L'Institut national de recherche pour l'agriculture (INRAE) "identifie d'ores et déjà les filières concernées" et "ses conclusions sont attendues à l'automne", selon Annie Genevard.
La gauche contre la loi Duplomb
La gauche et les écologistes se sont eux sont frontalement opposés au texte. C'est un "recul majeur", a jugé la députée socialiste Mélanie Thomin, son groupe dénonçant "une nouvelle étape de l'offensive réactionnaire des droites contre l'écologie".
Cette loi "légalise des pesticides mortifères, organise la privatisation des ressources en eau, exonère de toutes les garanties écologiques ordinaires", a tancé Aurélie Trouvé, présidente LFI de la commission des Affaires économiques de l'Assemblée. La députée a critiqué "un traité de soumission à l'agrochimie".
"Jamais nous ne voterons cette loi, plutôt nourrir", a abondé sa collègue Manon Meunier, qui a annoncé déposer une proposition de loi pour "améliorer la reconnaissance et l'indemnisation des victimes de pesticides". "Le gouvernement a perdu la bataille de l'opinion. Vous avez perdu les scientifiques, les malades des pesticides, les apiculteurs", a lancé la députée écologiste et ancienne ministre Delphine Batho.
À l'inverse, la grande majorité de la coalition gouvernementale et l'alliance RN-UDR ont voté pour. Le groupe macroniste Ensemble pour la République a voté aux deux tiers pour (14 contre, 10 abstentions). Neuf députés MoDem et trois Horizons ont aussi voté contre.
Le Rassemblement national salue "une victoire partielle"
"Ce texte est certes une victoire, mais une victoire partielle", a estimé Hervé de Lépinau (RN), renvoyant à "2027" une revue en profondeur des conditions d'exercice des agriculteurs.
La loi apporte "de nouvelles réponses pour aider nos agriculteurs", a considéré le macroniste Jean-Luc Fugit. Ce texte "n'est au final ni une caricature qu'on voudrait en faire d'un côté, ni une réponse miracle", a évalué Eric Martineau (MoDem).
Le texte prévoit également des mesures pour faciliter le stockage de l'eau pour l'irrigation, dans un contexte de raréfaction liée au dérèglement climatique.

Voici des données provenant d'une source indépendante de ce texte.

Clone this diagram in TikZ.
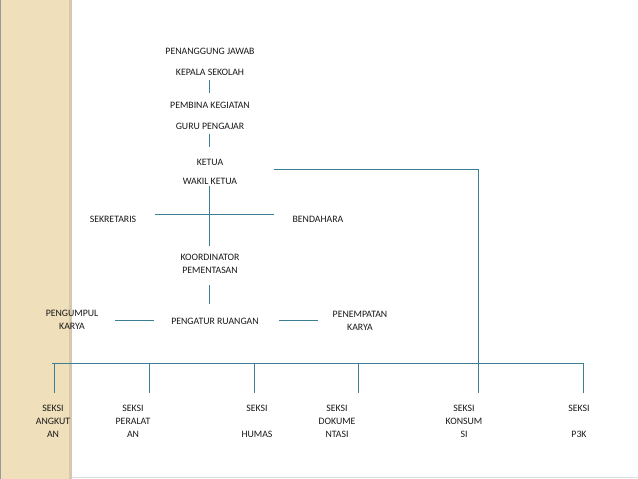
\documentclass[tikz,border=0pt]{standalone}
\usepackage{fontspec}
\setmainfont{Carlito}
\definecolor{band}{RGB}{239,223,186}
\definecolor{bandshadow}{RGB}{214,200,170}
\definecolor{ln}{RGB}{60,126,148}
\begin{document}
\begin{tikzpicture}[x=1pt,y=-1pt,
  lbl/.style={font=\fontsize{9.8}{13}\selectfont, align=center, inner sep=0pt, text=black!90},
  conn/.style={draw=ln, line width=0.9pt}]
\useasboundingbox (0,0) rectangle (638,479);
\fill[white] (0,0) rectangle (638,479);
\fill[band] (0,0) rectangle (69,479);
\fill[bandshadow] (69,0) rectangle (72,479);
\draw[gray!80, line width=1pt] (0.5,0) -- (0.5,479);
\draw[gray!25, line width=1pt] (72,477.5) -- (638,477.5);

% top chain
\node[lbl] (pj) at (210,51) {PENANGGUNG JAWAB};
\node[lbl] (ks) at (210,72) {KEPALA SEKOLAH};
\node[lbl] (pk) at (210,105) {PEMBINA KEGIATAN};
\node[lbl] (gp) at (210,126) {GURU PENGAJAR};
\node[lbl] (ke) at (210,162) {KETUA};
\node[lbl] (wk) at (210,181) {WAKIL KETUA};
\node[lbl] (sk) at (113,219) {SEKRETARIS};
\node[lbl] (bd) at (318,219) {BENDAHARA};
\node[lbl] (ko) at (210,264) {KOORDINATOR\\PEMENTASAN};
\node[lbl] (pr) at (215,321) {PENGATUR RUANGAN};
\node[lbl] (pu) at (72,320) {PENGUMPUL\\KARYA};
\node[lbl] (pe) at (360,321) {PENEMPATAN\\KARYA};

% bottom row
\node[lbl] (s1) at (53,421) {SEKSI\\ANGKUT\\AN};
\node[lbl] (s2) at (133,421) {SEKSI\\PERALAT\\AN};
\node[lbl] (s3) at (257,421) {SEKSI\\~\\HUMAS};
\node[lbl] (s4) at (337,421) {SEKSI\\DOKUME\\NTASI};
\node[lbl] (s5) at (464,421) {SEKSI\\KONSUM\\SI};
\node[lbl] (s6) at (579,421) {SEKSI\\~\\P3K};

% coordinates
\coordinate (a1) at (209,80);  \coordinate (a2) at (209,93);
\coordinate (b1) at (209,134); \coordinate (b2) at (209,147);
\coordinate (c1) at (209,186); \coordinate (c2) at (209,246);
\coordinate (h1) at (155,214); \coordinate (h2) at (274,214);
\coordinate (r1) at (274,169); \coordinate (r2) at (478,169);
\coordinate (d1) at (209,285); \coordinate (d2) at (209,304);
\coordinate (l1) at (115,320); \coordinate (l2) at (154,320);
\coordinate (m1) at (279,320); \coordinate (m2) at (318,320);
\coordinate (bl) at (52,363);  \coordinate (br) at (583,363);

\draw[conn] (a1) -- (a2);
\draw[conn] (b1) -- (b2);
\draw[conn] (c1) -- (c2);
\draw[conn] (h1) -- (h2);
\draw[conn] (r1) -- (r2) -- (478,363);
\draw[conn] (d1) -- (d2);
\draw[conn] (l1) -- (l2);
\draw[conn] (m1) -- (m2);
\draw[conn] (bl) -- (br);
\foreach \x in {54,149,254,358,478,583}
  \draw[conn] (\x,363) -- (\x,393);
\end{tikzpicture}
\end{document}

Mais la gauche critique une "maladaptation". Tout comme elle proteste contre les mesures prévoyant de faciliter l'agrandissement ou la création de bâtiments d'élevage intensif.
Les parlementaires insoumis, écologistes et socialistes ont annoncé qu'ils déposeraient des recours au Conseil constitutionnel, estimant pour certains que la loi contrevient aux principes de précaution et de non-régression environnementale.